Si je prends une vidéo du spectacle de danse de ma fille et qu'il y a de la musique de fond, l'ensemble de la vidéo devra être retiré de la plateforme sur laquelle elle a été mise.

Siada El Ramly

Le texte européen apporte quelques garanties pour éviter les suppressions injustifiées de contenus. Ainsi, une plateforme ne sera pas poursuivie si elle prouve qu'elle a "tout mis en œuvre pour obtenir une autorisation" avec un créateur de contenus.

Les chansons et les vidéos sont-ils les seuls contenus concernés ?

Si Jean-Jacques Goldman, David Guetta, Sandrine Bonnaire font partie des 171 personnalités qui ont signé la tribune favorable à ce texte européen, des journalistes comptent également parmi les signataires.
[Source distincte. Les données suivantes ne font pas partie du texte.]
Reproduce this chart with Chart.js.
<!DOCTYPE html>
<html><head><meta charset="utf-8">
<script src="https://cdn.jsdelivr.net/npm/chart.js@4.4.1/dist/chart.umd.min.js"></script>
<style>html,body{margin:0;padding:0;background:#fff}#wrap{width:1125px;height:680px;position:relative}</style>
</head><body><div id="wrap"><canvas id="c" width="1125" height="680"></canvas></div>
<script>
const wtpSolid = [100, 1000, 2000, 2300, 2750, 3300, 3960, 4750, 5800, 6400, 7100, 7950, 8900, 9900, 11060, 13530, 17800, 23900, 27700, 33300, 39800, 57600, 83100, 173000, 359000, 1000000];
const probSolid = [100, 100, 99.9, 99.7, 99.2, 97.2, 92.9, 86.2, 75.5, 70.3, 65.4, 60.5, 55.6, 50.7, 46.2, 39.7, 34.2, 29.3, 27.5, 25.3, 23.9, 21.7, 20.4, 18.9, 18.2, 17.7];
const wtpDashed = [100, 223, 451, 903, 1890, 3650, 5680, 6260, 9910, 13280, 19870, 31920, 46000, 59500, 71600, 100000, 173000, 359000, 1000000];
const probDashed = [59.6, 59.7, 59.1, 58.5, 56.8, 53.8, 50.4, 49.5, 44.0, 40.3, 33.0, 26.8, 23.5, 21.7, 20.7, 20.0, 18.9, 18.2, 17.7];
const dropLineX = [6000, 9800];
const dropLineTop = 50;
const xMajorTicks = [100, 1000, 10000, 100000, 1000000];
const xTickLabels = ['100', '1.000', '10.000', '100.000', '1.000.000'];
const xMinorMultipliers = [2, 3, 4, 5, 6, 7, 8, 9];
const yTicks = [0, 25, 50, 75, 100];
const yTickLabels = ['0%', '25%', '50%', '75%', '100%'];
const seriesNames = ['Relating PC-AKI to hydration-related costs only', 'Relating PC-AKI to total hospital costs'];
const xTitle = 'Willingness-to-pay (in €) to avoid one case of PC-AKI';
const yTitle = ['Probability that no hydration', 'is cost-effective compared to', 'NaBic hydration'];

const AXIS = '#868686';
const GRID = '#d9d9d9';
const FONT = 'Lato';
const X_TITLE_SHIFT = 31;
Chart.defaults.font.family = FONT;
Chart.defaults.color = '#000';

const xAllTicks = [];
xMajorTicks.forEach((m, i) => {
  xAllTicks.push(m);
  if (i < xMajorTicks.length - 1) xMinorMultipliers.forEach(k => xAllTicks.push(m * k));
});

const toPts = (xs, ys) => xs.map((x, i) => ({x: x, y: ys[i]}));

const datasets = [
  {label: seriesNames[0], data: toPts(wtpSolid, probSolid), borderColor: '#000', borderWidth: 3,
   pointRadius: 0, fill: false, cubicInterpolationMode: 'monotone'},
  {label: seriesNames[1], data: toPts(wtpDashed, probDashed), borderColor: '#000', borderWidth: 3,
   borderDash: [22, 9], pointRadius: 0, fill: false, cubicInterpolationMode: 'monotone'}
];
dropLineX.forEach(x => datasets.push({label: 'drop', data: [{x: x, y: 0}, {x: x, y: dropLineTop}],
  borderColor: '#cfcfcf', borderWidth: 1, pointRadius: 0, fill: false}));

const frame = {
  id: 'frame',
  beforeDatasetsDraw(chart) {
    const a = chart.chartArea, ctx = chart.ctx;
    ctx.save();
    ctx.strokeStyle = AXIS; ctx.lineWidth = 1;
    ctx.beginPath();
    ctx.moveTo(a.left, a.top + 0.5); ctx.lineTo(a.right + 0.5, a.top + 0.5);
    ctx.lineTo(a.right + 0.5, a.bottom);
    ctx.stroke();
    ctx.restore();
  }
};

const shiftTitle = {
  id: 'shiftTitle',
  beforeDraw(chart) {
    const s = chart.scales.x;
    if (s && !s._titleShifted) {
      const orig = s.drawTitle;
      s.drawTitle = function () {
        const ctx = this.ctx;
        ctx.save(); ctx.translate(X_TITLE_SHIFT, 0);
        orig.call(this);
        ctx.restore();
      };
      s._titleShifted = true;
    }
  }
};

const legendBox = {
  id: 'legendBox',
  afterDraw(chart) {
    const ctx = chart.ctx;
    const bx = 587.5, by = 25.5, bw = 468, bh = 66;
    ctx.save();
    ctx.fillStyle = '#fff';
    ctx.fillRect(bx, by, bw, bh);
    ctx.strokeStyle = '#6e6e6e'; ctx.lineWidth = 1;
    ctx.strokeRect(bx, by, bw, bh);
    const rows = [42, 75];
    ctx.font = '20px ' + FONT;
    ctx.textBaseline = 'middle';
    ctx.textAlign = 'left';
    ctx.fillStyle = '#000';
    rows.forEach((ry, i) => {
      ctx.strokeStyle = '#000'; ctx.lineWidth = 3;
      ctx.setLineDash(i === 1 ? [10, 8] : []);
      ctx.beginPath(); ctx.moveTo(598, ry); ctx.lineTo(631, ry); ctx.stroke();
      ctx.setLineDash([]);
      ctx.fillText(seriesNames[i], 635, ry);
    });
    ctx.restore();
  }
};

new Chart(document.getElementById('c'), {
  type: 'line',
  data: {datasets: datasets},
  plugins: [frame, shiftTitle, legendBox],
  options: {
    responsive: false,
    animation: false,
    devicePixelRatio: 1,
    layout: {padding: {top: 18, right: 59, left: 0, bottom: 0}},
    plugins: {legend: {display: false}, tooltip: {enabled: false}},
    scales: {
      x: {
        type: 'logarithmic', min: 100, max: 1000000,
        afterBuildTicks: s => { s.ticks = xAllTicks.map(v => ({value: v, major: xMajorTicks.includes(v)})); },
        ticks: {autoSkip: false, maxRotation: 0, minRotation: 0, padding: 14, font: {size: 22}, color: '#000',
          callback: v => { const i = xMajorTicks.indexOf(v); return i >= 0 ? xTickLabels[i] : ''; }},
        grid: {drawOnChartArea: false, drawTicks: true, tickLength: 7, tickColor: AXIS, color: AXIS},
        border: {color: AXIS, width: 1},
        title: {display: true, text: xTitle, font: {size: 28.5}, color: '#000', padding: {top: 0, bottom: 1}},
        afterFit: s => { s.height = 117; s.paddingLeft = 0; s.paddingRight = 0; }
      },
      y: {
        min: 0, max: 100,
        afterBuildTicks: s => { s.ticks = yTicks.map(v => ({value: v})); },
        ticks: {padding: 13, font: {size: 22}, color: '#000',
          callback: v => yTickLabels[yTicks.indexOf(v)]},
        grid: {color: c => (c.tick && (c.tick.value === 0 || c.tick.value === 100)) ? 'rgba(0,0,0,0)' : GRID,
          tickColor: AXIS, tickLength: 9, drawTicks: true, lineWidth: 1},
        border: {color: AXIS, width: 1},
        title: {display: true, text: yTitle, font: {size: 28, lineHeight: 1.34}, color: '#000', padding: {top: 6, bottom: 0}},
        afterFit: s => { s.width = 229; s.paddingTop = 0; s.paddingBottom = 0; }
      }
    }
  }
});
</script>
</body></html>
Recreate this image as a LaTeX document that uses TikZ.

Car les médias sont aussi concernés par ce texte. En vertu de l'article 15, les plateformes en ligne, comme Google Actualités, seront tenues de rémunérer les éditeurs de presse si une partie de leurs contenus sont utilisés et publiés sur ces plateformes. C'est une revendication de longue date de nombreux médias, en proie à des difficultés pour monétiser leurs contenus en ligne.

En proposant des liens et des extraits d'articles sur leurs plateformes, Google, Facebook et les autres géants du web encaissent en effet des revenus publicitaires grâce à des contenus qu'ils n'ont pas financés ou payés. Les éditeurs de presse souhaitent donc que ces plateformes partagent une "modeste fraction de leurs revenus avec les producteurs de ces contenus" en instaurant un "droit voisin".

Du coup, les plateformes pourraient limiter la diffusion de contenus journalistiques pour ne pas devoir payer une taxe. La presse espagnole, où un dispositif similaire a été mis en plus, n'apparaît plus dans Google News. En Allemagne, une réforme identique a fait perdre 7% de ses visiteurs à Axel Springer SE, le plus important groupe de presse du pays.

Toutefois, les plateformes seront exemptées de rémunérer les éditeurs, si seulement "des mots individuels" ou "de courts extraits" sont publiés.